For decades, Joanne’s bubbly exterior concealed the loneliness of obesity. Her weight struggles began with puberty but escalated when a date rape led to an unplanned pregnancy and adoption plan for the baby. To cope with the trauma, Joanne found solace in eating, leading to a food addiction. “When I woke up, I knew what I was going to eat for breakfast, and before breakfast was over, I was dreaming about what I would eat for lunch,” she says.
Life began to fall into place when she married and had three boys, but her weight continued to climb to 270 pounds, pushing her into isolation. “When we would go camping as a family, I couldn’t participate,” she says. “I couldn’t hike or bike. I could only hope that someone would come over and interact with me.” Yo-yo dieting became a regular part of her life. “I’d been dieting my whole life and tried every diet out there,” she says. With each diet attempt ending in failure, Joanne became more depressed and withdrawn. “Every morning when I got dressed, I was reminded of my weight.”
As the emotional pain of obesity grew, the physical toll of the extra weight escalated as well. “I had a lot of co-morbidities – high blood pressure, high cholesterol and sleep apnea – that were fighting against me. My doctor told me that if I didn’t do something about my weight, it was the beginning of my end.” She knew she had to do something, but Joanne initially balked at weight-loss surgery, which she considered a cop-out. She and her husband Tim began to research weight-loss options, and while Tim looked at doctors and surgeries, Joanne sought out support groups.
Together they settled on gastric bypass surgery and chose Dr. Sina Matin at Baylor Weight Loss Center Grapevine. “He was the only one who offered comprehensive before, during and aftercare for patients,” she says. Although there are major risks involved in weight-loss surgery, Joanne has had a normal recovery. “I was mentally ready for the changes that I needed to make,” she says.
While Joanne was steadily losing weight after surgery, the rest of the family was gaining the gifts of a healthy mom and wife. The three boys, ages 14, 13 and 10, expressed their gratitude during the family’s New Year’s Eve gathering. In keeping with tradition, the family shared one thing for which they were most grateful, and both boys expressed a heartfelt thanks to Dr. Matin for giving them their mom back.

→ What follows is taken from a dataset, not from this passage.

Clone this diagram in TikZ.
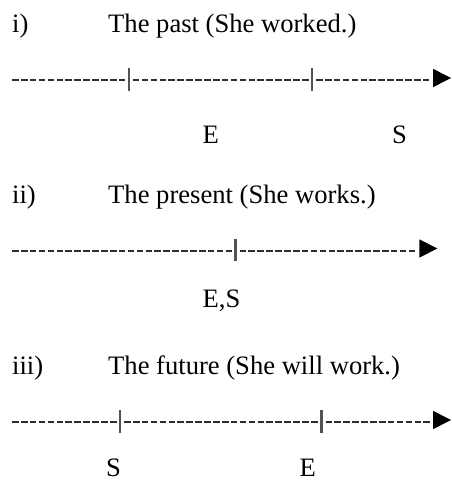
\documentclass[tikz,border=0pt]{standalone}
\usepackage{fontspec}
\setmainfont{Liberation Serif}
\usepackage{tikz}

\tikzset{
  txt/.style={anchor=base west,inner sep=0pt,font=\fontsize{26.6}{32}\selectfont},
  dashline/.style={draw=black!82,line width=2pt,dash pattern=on 6.6pt off 2.3pt},
  tickbar/.style={draw=black!68,line width=2.2pt},
}

\begin{document}
\begin{tikzpicture}[x=1pt,y=-1pt]
\useasboundingbox (0,0) rectangle (452,490);

% Row i: the past
\node[txt] (num1) at (12,32) {i)};
\node[txt] (title1) at (108,32) {The past (She worked.)};
\coordinate (a1) at (12,80);
\coordinate (e1) at (128.8,80);
\coordinate (s1) at (312,80);
\coordinate (b1) at (429.5,80);
\coordinate (tip1) at (451,78);
\draw[dashline] (a1) -- ([xshift=-2.5pt]e1);
\draw[dashline] ([xshift=4pt]e1) -- ([xshift=-2.5pt]s1);
\draw[dashline] ([xshift=4pt]s1) -- (b1);
\foreach \t in {e1,s1}
    \draw[tickbar] (\t) ++(0,-11.7) -- ++(0,22.4);
\fill (tip1) -- ++(-18,-9.2) -- ++(0,18.4) -- cycle;
\node[txt] (lblE1) at (202.5,143) {E};
\node[txt] (lblS1) at (392,143) {S};

% Row ii: the present
\node[txt] (num2) at (12,203) {ii)};
\node[txt] (title2) at (108,203) {The present (She works.)};
\coordinate (a2) at (12,250.5);
\coordinate (es2) at (235.5,250.5);
\coordinate (b2) at (416,250.5);
\coordinate (tip2) at (437.3,248.5);
\draw[dashline] (a2) -- ([xshift=-2.5pt]es2);
\draw[dashline] ([xshift=4pt]es2) -- (b2);
\draw[tickbar] (es2) ++(0,-11.7) -- ++(0,22.4);
\fill (tip2) -- ++(-18,-9.2) -- ++(0,18.4) -- cycle;
\node[txt] (lblES2) at (202.5,307) {E,S};

% Row iii: the future
\node[txt] (num3) at (12,374.5) {iii)};
\node[txt] (title3) at (108,374.5) {The future (She will work.)};
\coordinate (a3) at (12,422);
\coordinate (s3) at (120,422);
\coordinate (e3) at (321.5,422);
\coordinate (b3) at (429.5,422);
\coordinate (tip3) at (451,420);
\draw[dashline] (a3) -- ([xshift=-2.5pt]s3);
\draw[dashline] ([xshift=4pt]s3) -- ([xshift=-2.5pt]e3);
\draw[dashline] ([xshift=4pt]e3) -- (b3);
\foreach \t in {s3,e3}
    \draw[tickbar] (\t) ++(0,-11.7) -- ++(0,22.4);
\fill (tip3) -- ++(-18,-9.2) -- ++(0,18.4) -- cycle;
\node[txt] (lblS3) at (106,476.5) {S};
\node[txt] (lblE3) at (299.5,476.5) {E};
\end{tikzpicture}
\end{document}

A year after the surgery, Joanne has lost 112 pounds and regained her health. She no longer suffers from high blood pressure or high cholesterol and has the energy to join in games of catch with her boys. She credits her weight-loss surgery with saving her life and reclaiming her self-esteem. Through it all, she has continued to hold her post at the crosswalk, but she no longer has hidden pain. “I like who I am now,” she says with a sparkle in her eye. “My outsides finally match my insides.”